>> Begin MATERIAL FOR THIS EXERCISE

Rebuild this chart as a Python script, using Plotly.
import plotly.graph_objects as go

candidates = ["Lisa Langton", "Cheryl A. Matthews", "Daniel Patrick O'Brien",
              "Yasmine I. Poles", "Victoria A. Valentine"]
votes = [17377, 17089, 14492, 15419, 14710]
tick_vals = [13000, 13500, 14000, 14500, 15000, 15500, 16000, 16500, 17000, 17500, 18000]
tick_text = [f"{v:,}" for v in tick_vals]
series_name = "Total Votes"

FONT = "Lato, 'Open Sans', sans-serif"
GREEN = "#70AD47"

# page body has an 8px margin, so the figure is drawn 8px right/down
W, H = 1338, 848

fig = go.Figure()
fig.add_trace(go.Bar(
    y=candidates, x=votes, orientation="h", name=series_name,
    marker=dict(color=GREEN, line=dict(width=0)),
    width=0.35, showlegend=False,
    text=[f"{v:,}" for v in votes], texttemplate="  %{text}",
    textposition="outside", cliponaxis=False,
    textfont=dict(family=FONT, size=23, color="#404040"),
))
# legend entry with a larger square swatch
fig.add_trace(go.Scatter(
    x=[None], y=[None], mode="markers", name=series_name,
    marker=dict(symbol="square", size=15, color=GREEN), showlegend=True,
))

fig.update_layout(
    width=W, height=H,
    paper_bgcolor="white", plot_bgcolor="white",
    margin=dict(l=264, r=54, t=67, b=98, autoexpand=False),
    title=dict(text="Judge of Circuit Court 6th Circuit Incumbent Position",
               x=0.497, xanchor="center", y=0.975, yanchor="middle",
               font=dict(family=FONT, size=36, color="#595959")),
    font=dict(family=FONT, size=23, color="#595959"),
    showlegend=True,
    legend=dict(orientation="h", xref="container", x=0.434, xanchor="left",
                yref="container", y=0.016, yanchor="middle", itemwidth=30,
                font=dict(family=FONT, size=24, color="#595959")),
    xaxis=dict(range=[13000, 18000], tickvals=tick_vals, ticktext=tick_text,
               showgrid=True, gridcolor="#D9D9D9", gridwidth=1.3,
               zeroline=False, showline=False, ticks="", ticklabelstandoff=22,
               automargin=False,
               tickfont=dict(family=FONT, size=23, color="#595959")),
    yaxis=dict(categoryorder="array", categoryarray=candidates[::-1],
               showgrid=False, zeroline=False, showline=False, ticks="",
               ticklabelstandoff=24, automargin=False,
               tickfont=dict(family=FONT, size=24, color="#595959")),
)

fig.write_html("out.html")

>> End MATERIAL FOR THIS EXERCISE
>> Begin MATERIAL FOR THIS EXERCISE

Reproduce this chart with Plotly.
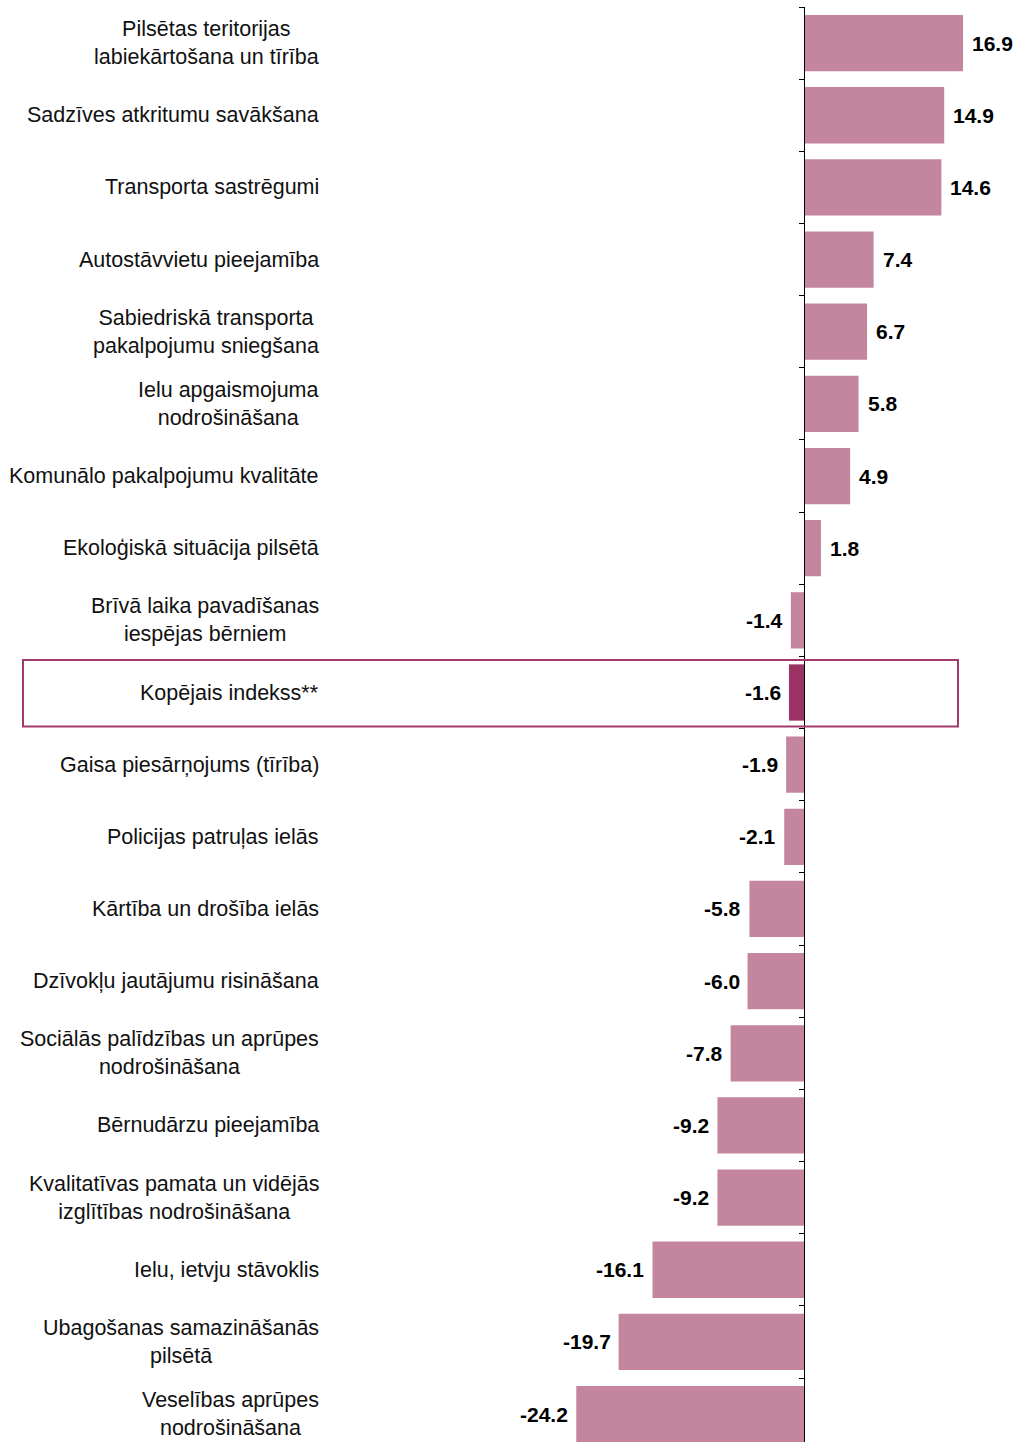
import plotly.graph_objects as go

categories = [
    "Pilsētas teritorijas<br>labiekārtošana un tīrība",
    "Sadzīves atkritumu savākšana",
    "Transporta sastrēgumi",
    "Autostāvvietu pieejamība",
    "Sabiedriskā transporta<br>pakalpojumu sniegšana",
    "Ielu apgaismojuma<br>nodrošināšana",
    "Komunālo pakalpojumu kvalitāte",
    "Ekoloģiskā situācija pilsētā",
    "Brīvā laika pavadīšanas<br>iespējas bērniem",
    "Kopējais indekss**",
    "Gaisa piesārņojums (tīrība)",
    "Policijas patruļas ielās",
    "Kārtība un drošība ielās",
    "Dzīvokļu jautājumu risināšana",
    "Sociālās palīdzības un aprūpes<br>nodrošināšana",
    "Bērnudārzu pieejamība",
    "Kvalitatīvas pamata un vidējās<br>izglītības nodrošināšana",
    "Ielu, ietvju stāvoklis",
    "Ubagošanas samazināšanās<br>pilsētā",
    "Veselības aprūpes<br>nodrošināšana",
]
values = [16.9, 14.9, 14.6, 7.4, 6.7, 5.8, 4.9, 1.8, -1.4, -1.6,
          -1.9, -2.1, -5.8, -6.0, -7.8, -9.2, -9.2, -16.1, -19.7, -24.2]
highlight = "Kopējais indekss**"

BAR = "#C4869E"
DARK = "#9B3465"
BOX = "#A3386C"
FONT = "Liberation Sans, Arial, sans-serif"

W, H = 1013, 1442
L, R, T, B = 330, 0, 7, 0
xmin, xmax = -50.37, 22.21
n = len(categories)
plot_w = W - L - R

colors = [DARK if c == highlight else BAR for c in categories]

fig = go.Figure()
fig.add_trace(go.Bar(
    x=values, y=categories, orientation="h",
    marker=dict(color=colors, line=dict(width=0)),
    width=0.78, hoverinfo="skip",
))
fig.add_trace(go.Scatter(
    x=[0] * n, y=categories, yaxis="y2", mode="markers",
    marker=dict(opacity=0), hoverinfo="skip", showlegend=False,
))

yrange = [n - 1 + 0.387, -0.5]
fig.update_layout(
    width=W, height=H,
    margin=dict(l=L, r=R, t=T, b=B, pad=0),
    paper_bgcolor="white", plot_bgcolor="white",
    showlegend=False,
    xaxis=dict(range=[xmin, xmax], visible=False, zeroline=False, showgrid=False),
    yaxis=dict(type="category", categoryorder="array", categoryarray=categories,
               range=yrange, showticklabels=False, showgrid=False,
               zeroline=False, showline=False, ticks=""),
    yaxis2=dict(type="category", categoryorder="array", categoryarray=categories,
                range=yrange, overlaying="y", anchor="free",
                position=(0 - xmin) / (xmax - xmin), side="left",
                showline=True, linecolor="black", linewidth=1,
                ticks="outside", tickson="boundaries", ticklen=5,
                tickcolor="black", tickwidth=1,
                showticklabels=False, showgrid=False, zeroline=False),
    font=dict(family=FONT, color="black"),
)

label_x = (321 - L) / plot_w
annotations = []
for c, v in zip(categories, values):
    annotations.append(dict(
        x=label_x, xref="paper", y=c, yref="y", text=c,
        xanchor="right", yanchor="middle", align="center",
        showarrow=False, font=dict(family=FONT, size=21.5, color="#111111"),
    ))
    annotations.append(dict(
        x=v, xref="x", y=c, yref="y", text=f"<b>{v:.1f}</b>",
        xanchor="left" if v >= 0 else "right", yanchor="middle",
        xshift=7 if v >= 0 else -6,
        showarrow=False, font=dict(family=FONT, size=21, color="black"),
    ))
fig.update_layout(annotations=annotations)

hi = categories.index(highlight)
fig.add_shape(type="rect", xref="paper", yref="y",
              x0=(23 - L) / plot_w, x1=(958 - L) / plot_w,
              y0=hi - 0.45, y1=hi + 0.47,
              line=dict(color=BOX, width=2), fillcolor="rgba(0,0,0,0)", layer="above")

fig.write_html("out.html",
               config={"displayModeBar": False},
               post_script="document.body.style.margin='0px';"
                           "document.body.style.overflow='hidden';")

>> End MATERIAL FOR THIS EXERCISE
>> Begin MATERIAL FOR THIS EXERCISE

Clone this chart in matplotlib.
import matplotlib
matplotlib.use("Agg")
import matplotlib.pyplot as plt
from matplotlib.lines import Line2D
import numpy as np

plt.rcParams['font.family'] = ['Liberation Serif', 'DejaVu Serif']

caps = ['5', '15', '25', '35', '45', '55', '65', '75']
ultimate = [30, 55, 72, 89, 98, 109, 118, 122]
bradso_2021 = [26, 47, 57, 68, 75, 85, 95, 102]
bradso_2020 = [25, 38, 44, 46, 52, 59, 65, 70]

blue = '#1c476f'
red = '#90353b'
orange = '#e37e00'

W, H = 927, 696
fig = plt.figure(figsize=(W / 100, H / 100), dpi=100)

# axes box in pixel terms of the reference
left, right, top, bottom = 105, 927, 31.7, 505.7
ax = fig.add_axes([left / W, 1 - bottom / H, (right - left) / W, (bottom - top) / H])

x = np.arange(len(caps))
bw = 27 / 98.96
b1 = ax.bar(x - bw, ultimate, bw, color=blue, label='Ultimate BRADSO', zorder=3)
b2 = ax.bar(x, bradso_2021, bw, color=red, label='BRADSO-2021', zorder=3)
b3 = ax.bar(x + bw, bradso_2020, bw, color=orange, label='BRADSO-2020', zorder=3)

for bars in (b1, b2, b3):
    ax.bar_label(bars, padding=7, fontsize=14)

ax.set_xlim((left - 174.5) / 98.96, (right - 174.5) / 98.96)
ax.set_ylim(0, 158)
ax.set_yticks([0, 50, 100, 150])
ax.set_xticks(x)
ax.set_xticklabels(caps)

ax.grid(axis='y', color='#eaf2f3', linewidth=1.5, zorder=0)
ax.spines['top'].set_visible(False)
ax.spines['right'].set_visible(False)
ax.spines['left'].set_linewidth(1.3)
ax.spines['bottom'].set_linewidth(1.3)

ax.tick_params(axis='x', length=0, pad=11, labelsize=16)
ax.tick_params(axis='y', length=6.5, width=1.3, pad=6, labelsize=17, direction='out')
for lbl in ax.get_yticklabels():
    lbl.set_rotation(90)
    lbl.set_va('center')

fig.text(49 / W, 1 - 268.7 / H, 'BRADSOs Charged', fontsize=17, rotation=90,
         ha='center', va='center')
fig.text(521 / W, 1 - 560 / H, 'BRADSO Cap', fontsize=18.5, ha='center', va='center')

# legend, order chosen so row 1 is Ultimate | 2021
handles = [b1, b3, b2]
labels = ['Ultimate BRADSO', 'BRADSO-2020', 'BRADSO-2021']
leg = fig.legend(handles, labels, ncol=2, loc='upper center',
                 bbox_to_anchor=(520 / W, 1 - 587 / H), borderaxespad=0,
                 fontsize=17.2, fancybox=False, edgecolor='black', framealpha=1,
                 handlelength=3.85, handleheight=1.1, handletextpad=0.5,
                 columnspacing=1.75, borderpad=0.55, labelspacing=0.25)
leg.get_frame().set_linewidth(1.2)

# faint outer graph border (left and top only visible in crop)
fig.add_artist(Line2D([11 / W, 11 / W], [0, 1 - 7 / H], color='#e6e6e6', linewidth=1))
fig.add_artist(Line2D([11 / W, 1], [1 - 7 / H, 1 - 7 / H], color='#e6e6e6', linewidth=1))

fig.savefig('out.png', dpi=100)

>> End MATERIAL FOR THIS EXERCISE

Scan the listing above. Collect all lines with the word "chart".

Rebuild this chart as a Python script, using Plotly.
Reproduce this chart with Plotly.
Clone this chart in matplotlib.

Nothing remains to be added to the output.